Crabtot recommends
Pookie the Rabbit with Wings, a book from my childhood and my mother's before me. It's about a hybrid rabbit-fairy who lives in a toadstool.
Like many other family books, Crabgran has kept Pookie precisely for the purpose of reading to future Crabtots. And because I knew there would be lovely old things like Pookie waiting for us on this vacation, as well as lovely new African storybooks too, I traveled light on the reading fare. Of course, I couldn't guarantee that the Brit-fairy stories of my youth or African folktales would vie with Elmo Does the Hokey Pokey and Madeline Joins the Circus, so I brought a few reserves. But I haven't needed them.
It's quite a strange feeling for Crabmommy to enjoy reading time. As I've mentioned before, after a long crabby day I frankly find storytime quite tedious, and the shorter the book the better. But this winged bunny is a character I loved as a wee lass, so when I read about Pookie now it's with the eyes of a tot.
I used to stare at this page as a kid.
Looking at this still gives me a weird entranced feeling. Say what you will about Brits but they know how to tell a kids' story. For one thing, they always fetishize food in their kiddie lit. Everyone's always eating toasted crumpets and drinking honey tea and whatnot. See here Pookie visiting his pixie friend who makes blackberry jam.
Check out those "rose-petal curtains" and the "beechleaf hearthrug." So absurdly cute I could eat that page right up!
Maybe it's just been hardwired into me, but I still think this drawing style rocks much harder than any modern illustration involving collages of Manhattan or clever gobs of paint à la Eric Carle.
See Pookie holding a meeting with the woodland folk. Humans are trying to put a road through the forest! Stop those wankers, Pookie!
Not to get too Proustian here, but I've often wondered if it's possible to get back the enchantment that reading held for me as a kid. No matter how much literature means to me as a grown-up, the feeling I get from it never squares with the hit I used to feel in the presence of Pookie and his ilk. Maybe neuroscience types could explain it to me. Or maybe I'm just too jaded and crabby and self-involved to lose myself properly in fiction. Or maybe it has something to do with the fact that these days, when I settle down to read a nice spot of Edith Wharton, more often than not a high-pitched whine starts from somewhere beyond the bedroom door. ...
What do you think? Do you have a childhood fave that gets you this way?
















I don't remember having a favorite read to me!

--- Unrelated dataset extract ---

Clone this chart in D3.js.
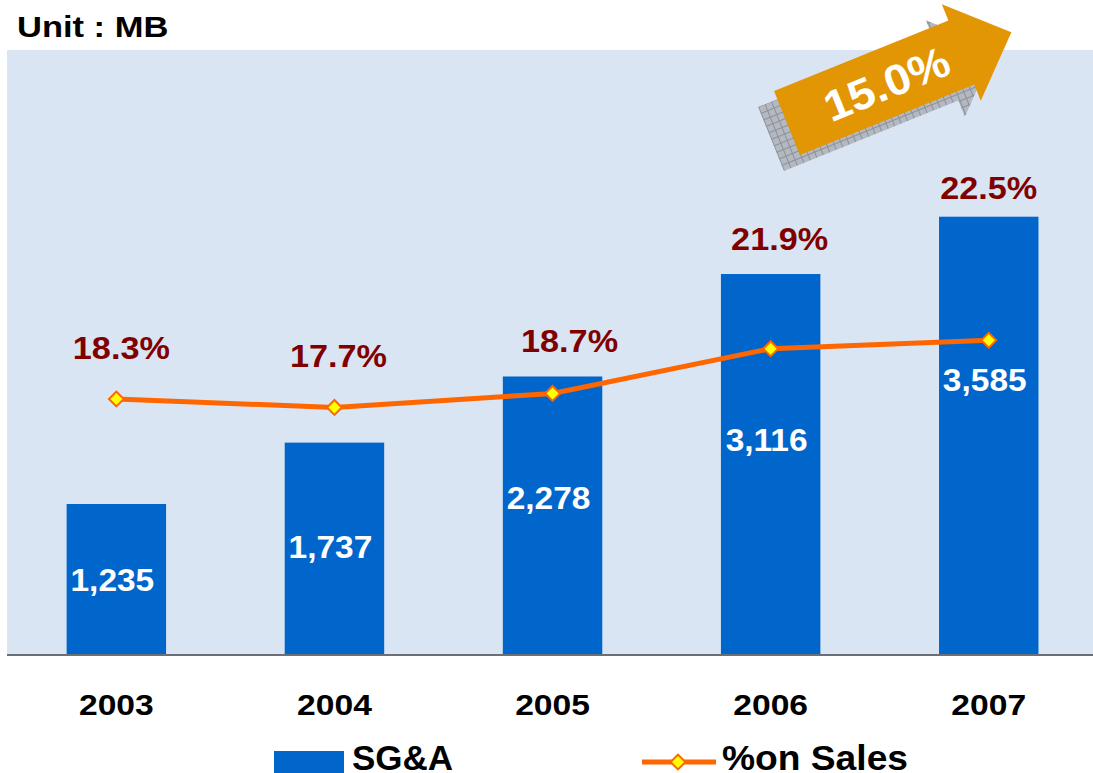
<!DOCTYPE html>
<html lang="en">
<head>
<meta charset="utf-8">
<title>SG&amp;A</title>
<script src="https://d3js.org/d3.v7.min.js"></script>
<style>
  body { margin: 0; background: #fff; }
  svg text { font-family: "Liberation Sans", Arial, sans-serif; font-weight: bold; }
</style>
</head>
<body>
<svg id="chart" width="1093" height="773"></svg>
<script>
// data
var years = ["2003", "2004", "2005", "2006", "2007"];
var sga = [1235, 1737, 2278, 3116, 3585];
var pctOnSales = [18.3, 17.7, 18.7, 21.9, 22.5];
var growthLabel = "15.0%";
var unitLabel = "Unit : MB";
var legendLabels = ["SG&A", "%on Sales"];

var svg = d3.select("#chart");
var plot = { left: 7, right: 1093, top: 50, bottom: 655 };

var x = d3.scaleBand().domain(years).range([7.3, 1097.8])
    .paddingInner(0.544).paddingOuter(0.272);
var y = d3.scaleLinear().domain([0, 5000]).range([655, 43.7]);
var y2 = d3.scaleLinear().domain([0, 43.7]).range([655, 43.7]);

// text helper, the original text is a bit wider than the font
function label(g, px, py, txt, size, sx) {
  return g.append("text")
    .attr("transform", "translate(" + px + "," + py + ") scale(" + sx + ",1)")
    .attr("text-anchor", "middle")
    .style("font-size", size + "px")
    .text(txt);
}

// plot background
svg.append("rect")
  .attr("x", plot.left).attr("y", plot.top)
  .attr("width", plot.right - plot.left).attr("height", plot.bottom - plot.top)
  .attr("fill", "#d9e5f2");

svg.append("text")
  .attr("transform", "translate(17,37) scale(1.15,1)")
  .style("font-size", "30px")
  .text(unitLabel);

// growth arrow (decoration)
var defs = svg.append("defs");
var pat = defs.append("pattern").attr("id", "hatch")
  .attr("patternUnits", "userSpaceOnUse").attr("width", 7).attr("height", 7);
pat.append("rect").attr("width", 7).attr("height", 7).attr("fill", "#b4b8c0");
pat.append("path").attr("d", "M0,0.5H7M0.5,0V7").attr("stroke", "#8c9098").attr("stroke-width", 1);

var arrowPts = [[0, -34.5], [188, -34.5], [188, -52], [242, 0], [188, 52], [188, 34.5], [0, 34.5]];
var arrowAng = -22;
function arrow(dx, dy, fill) {
  svg.append("polygon")
    .attr("transform", "translate(" + (787 + dx) + "," + (123 + dy) + ") rotate(" + arrowAng + ")")
    .attr("points", arrowPts.map(function(p) { return p.join(","); }).join(" "))
    .attr("fill", fill);
}
arrow(-16, 16, "url(#hatch)");
arrow(0, 0, "#e39604");
svg.append("text")
  .attr("transform", "translate(787,123) rotate(" + arrowAng + ") translate(107,16) scale(1.08,1)")
  .attr("text-anchor", "middle")
  .attr("fill", "#fff")
  .style("font-size", "43px")
  .text(growthLabel);

// bars
svg.selectAll(".bar")
  .data(sga)
  .enter().append("rect")
  .attr("class", "bar")
  .attr("x", function(d, i) { return x(years[i]); })
  .attr("y", function(d) { return y(d); })
  .attr("width", x.bandwidth())
  .attr("height", function(d) { return y(0) - y(d); })
  .attr("fill", "#0066cc");

// axis line
svg.append("line")
  .attr("x1", plot.left).attr("x2", plot.right)
  .attr("y1", 655).attr("y2", 655)
  .attr("stroke", "#6b7078").attr("stroke-width", 2);

// year labels
var yearG = svg.append("g");
years.forEach(function(yr) {
  label(yearG, x(yr) + x.bandwidth() / 2, 715, yr, 29, 1.16);
});

// value labels inside bars (shifted to keep clear of the line)
var valueShift = [0, -2, -18, -25, -56];
var valG = svg.append("g").attr("fill", "#fff");
sga.forEach(function(v, i) {
  var mid = (y(v) + y(0)) / 2;
  label(valG, x(years[i]) + x.bandwidth() / 2 - 4, mid + 11 + valueShift[i], d3.format(",")(v), 31, 1.08);
});

// % on sales line
var cx = function(i) { return x(years[i]) + x.bandwidth() / 2; };
var line = d3.line()
  .x(function(d, i) { return cx(i); })
  .y(function(d) { return y2(d); });
svg.append("path")
  .datum(pctOnSales)
  .attr("d", line)
  .attr("fill", "none")
  .attr("stroke", "#ff6600")
  .attr("stroke-width", 5);

var diamond = d3.symbol().type(d3.symbolSquare).size(110);
svg.selectAll(".mk")
  .data(pctOnSales)
  .enter().append("path")
  .attr("class", "mk")
  .attr("d", diamond)
  .attr("transform", function(d, i) { return "translate(" + cx(i) + "," + y2(d) + ") rotate(45)"; })
  .attr("fill", "#ffff00")
  .attr("stroke", "#ff6600")
  .attr("stroke-width", 2);

// percentage labels
var pctShift = [5, 4, 17, 9, 0];
var pctLift = [0, 0, 0, 0, 6];
var pctG = svg.append("g").attr("fill", "#800000");
pctOnSales.forEach(function(p, i) {
  var py = Math.min(y2(p) - 40, y(sga[i]) - 24) + pctLift[i];
  label(pctG, cx(i) + pctShift[i], py, p.toFixed(1) + "%", 32, 1.07);
});

// legend
svg.append("rect").attr("x", 274).attr("y", 751).attr("width", 70).attr("height", 30).attr("fill", "#0066cc");
svg.append("text").attr("x", 352).attr("y", 770).style("font-size", "35px").text(legendLabels[0]);
svg.append("line").attr("x1", 642).attr("x2", 716).attr("y1", 762).attr("y2", 762)
  .attr("stroke", "#ff6600").attr("stroke-width", 5);
svg.append("path").attr("d", diamond)
  .attr("transform", "translate(678,762) rotate(45)")
  .attr("fill", "#ffff00").attr("stroke", "#ff6600").attr("stroke-width", 2);
svg.append("text").attr("x", 722).attr("y", 770).style("font-size", "35px")
  .attr("textLength", 186).attr("lengthAdjust", "spacingAndGlyphs").text(legendLabels[1]);
</script>
</body>
</html>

I started really loving books when I started reading novels myself.
Judy Bloom "Are you there God, it's me Margaret?" was the first book I read with out putting down.

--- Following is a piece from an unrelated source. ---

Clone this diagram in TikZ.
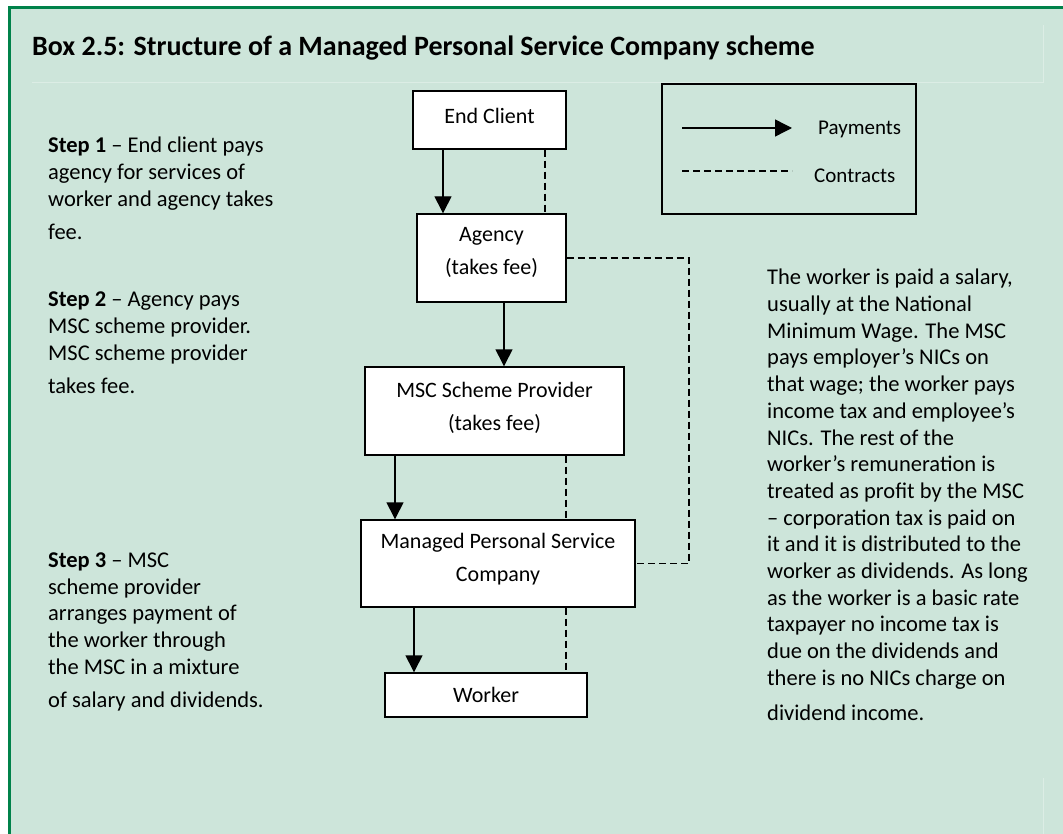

Famous Five series (those Brits are fun!).
I LOVE LOVE LOVE to read! Except Disney Books out loud to my children!
MK xo
Http://mommyknows.com
Yes!
Although my childhood delight was a little more low-brow than yours - yours looks very Beatrix Potteresque!
Mine was Old Hat New Hat which looked like a Dr Seuss book, but was actually Stan and Jan Berenstein. Do you know it? I have bought it for every child I know - and my love for it has not waned. I attribute my love for this book as an early indicator of my love for clothes, hats, shoes etc!
'Too leafy, too lumpy, too beady, too bumpy' - brilliant!
Oh man. If I could see them again, I'm sure I would get all misty eyed over the Childcraft dictionaries I had as a kid. There was a myths and legends volume, I believe? It had all kinds of different illustrations, but I remember the Billy Goats Gruff and Simba story of where butter came from used to enchant me.
Famous Five. Yes, MK! Dick, George, Julian and co. Mysteries solved alongside great Birt food (ginger beer, and iced tea cakes!). Childcraft dicitonaries...those sound very cool. And Old Hat, New Hat, will have to chekc it out - don't know it.